## REQUIREMENTS
Below are the records; pull every line that includes "this".

## INFORMATION GIVEN
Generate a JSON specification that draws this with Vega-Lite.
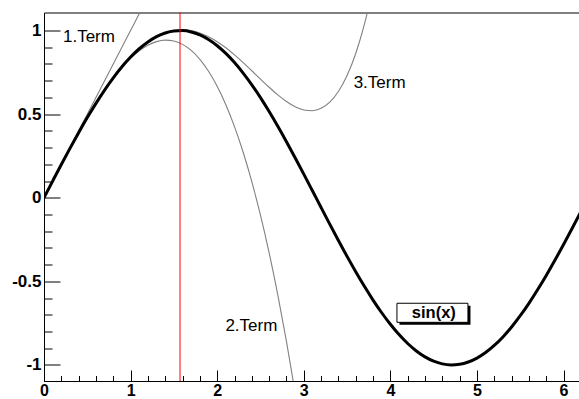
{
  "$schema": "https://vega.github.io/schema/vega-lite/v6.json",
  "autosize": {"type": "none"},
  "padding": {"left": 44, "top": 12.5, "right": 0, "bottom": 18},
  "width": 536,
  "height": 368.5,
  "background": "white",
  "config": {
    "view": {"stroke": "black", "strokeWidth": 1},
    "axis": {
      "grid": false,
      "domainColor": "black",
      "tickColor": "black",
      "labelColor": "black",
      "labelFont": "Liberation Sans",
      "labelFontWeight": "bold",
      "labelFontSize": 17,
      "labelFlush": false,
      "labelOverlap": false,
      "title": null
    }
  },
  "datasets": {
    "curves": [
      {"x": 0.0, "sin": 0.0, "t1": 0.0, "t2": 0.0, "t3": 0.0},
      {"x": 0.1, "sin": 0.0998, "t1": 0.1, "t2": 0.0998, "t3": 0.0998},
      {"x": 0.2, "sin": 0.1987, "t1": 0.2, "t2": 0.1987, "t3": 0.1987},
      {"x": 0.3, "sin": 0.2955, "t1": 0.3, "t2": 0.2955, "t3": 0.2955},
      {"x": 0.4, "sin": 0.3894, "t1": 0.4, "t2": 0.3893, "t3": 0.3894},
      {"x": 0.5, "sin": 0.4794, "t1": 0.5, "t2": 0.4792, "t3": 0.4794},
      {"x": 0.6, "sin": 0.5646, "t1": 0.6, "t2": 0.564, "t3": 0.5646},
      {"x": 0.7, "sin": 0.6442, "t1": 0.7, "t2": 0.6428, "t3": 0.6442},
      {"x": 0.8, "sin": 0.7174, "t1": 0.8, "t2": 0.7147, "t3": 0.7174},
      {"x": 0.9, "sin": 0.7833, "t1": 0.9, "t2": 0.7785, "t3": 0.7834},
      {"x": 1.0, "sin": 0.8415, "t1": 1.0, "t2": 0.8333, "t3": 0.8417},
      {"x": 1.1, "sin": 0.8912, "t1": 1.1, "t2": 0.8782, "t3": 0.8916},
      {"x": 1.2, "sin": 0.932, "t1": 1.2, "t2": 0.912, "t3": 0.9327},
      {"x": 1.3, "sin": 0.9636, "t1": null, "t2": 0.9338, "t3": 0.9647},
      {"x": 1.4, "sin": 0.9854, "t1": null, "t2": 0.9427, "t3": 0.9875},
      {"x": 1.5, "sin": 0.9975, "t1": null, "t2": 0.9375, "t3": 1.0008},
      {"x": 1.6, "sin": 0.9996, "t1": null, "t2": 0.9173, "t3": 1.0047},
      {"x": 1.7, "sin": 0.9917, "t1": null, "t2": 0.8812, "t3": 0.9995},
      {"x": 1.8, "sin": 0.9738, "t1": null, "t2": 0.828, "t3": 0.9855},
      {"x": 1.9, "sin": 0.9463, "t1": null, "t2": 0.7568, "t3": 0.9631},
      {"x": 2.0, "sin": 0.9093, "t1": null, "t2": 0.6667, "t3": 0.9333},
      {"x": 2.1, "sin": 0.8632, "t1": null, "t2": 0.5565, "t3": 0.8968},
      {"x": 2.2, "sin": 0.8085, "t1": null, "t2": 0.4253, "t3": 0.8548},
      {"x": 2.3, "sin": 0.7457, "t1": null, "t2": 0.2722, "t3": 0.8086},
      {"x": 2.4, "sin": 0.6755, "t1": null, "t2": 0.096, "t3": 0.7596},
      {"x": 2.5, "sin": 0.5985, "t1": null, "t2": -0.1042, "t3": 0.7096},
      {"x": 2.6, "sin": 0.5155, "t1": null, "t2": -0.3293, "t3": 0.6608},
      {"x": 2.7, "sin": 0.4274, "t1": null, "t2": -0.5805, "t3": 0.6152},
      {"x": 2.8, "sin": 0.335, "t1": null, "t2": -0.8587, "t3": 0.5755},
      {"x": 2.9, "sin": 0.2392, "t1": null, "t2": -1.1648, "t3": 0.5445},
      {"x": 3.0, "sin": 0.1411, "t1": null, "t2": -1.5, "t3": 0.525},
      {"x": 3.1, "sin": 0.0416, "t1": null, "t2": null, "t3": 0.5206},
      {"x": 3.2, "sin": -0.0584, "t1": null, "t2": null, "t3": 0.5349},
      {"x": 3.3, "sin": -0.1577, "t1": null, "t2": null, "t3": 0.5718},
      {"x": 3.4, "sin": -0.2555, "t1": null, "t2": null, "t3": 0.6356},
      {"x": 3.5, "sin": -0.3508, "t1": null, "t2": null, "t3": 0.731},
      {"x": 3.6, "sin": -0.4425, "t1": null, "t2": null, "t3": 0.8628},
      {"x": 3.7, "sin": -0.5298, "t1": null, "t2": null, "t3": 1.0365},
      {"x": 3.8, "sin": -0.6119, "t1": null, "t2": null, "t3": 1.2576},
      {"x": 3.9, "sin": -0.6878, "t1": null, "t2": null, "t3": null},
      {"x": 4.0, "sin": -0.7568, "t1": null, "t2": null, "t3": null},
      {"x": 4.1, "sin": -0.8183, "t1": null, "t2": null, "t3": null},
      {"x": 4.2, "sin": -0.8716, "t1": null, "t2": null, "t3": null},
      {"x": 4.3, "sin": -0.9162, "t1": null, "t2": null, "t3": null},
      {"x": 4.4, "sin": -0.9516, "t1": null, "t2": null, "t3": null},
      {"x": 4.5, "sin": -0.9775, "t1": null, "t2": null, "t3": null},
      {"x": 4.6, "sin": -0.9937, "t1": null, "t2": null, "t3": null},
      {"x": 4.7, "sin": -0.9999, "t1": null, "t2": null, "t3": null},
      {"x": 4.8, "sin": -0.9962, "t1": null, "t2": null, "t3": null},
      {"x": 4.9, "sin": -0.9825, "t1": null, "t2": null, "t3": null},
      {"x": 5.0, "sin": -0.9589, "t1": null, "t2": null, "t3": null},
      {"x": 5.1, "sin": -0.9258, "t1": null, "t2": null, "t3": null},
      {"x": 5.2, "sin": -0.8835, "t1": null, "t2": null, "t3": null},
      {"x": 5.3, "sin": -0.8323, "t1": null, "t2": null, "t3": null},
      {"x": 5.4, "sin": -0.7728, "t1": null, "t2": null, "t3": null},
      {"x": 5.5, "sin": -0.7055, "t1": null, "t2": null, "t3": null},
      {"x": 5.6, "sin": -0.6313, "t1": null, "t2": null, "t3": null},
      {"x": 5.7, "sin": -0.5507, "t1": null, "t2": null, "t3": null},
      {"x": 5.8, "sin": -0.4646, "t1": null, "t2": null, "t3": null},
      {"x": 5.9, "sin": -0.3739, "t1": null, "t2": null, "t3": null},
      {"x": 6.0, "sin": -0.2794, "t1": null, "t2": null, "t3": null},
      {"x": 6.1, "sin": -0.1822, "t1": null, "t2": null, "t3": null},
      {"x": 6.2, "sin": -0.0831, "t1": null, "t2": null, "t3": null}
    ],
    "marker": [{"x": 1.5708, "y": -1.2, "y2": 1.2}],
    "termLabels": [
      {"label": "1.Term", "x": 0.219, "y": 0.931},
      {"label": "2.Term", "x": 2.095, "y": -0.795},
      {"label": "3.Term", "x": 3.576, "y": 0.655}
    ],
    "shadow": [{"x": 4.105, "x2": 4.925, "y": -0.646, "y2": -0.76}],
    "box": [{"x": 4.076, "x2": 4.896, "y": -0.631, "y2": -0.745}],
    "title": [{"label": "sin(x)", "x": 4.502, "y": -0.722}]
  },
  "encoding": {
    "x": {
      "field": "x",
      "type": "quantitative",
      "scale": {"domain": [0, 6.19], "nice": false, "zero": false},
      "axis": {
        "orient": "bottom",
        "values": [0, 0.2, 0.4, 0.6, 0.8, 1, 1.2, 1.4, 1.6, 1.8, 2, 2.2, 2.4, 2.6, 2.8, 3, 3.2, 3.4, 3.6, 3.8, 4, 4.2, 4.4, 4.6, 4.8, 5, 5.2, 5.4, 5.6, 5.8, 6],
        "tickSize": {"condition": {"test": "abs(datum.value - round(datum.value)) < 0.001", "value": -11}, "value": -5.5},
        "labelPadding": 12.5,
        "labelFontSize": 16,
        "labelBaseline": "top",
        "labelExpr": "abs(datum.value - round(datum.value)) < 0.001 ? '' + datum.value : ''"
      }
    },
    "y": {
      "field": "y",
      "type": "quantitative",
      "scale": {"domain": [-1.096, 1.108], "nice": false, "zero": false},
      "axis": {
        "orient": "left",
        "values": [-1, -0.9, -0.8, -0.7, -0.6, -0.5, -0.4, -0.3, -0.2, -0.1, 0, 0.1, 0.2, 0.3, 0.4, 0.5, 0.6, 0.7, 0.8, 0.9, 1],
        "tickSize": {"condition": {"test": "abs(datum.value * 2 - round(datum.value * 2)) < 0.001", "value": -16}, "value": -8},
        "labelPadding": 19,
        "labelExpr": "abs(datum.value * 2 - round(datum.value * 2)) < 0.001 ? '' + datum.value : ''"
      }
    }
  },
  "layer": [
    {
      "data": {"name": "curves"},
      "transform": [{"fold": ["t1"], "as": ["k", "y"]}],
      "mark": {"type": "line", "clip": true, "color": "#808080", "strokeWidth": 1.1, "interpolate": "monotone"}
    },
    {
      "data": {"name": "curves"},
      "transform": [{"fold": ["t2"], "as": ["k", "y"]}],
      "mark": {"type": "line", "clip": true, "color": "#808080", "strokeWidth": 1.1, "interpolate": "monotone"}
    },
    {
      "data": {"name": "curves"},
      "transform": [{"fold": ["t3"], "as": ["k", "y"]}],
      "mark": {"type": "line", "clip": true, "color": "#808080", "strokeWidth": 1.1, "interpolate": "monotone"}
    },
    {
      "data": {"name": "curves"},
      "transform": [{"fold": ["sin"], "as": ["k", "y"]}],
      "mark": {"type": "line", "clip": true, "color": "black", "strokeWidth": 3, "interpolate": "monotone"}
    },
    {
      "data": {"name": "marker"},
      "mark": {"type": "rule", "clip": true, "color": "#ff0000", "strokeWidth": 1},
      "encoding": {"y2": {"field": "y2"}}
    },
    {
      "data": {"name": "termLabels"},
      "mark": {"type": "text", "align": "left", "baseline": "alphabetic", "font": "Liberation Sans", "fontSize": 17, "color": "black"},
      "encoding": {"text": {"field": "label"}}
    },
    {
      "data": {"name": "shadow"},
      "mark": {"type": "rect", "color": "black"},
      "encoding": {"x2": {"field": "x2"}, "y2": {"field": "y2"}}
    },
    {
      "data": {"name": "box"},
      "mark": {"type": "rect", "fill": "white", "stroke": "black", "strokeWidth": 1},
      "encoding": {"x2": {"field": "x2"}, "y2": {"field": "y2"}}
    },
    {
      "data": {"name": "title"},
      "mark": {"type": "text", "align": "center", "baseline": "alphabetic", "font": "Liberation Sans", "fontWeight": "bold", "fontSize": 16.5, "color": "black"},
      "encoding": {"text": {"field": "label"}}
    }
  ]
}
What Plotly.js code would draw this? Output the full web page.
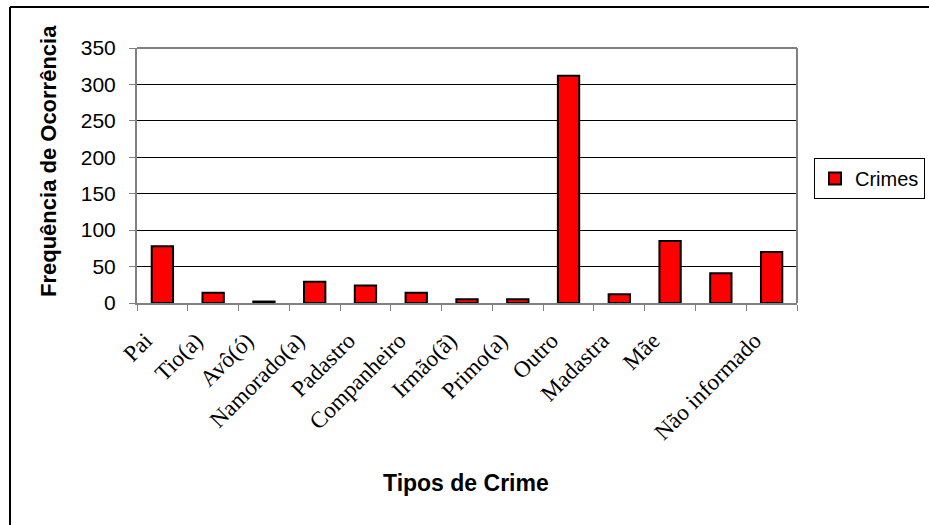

## EXPECTED ANSWER
Generate a JSON specification that draws this with Vega-Lite.
What Plotly.js code would draw this? Output the full web page.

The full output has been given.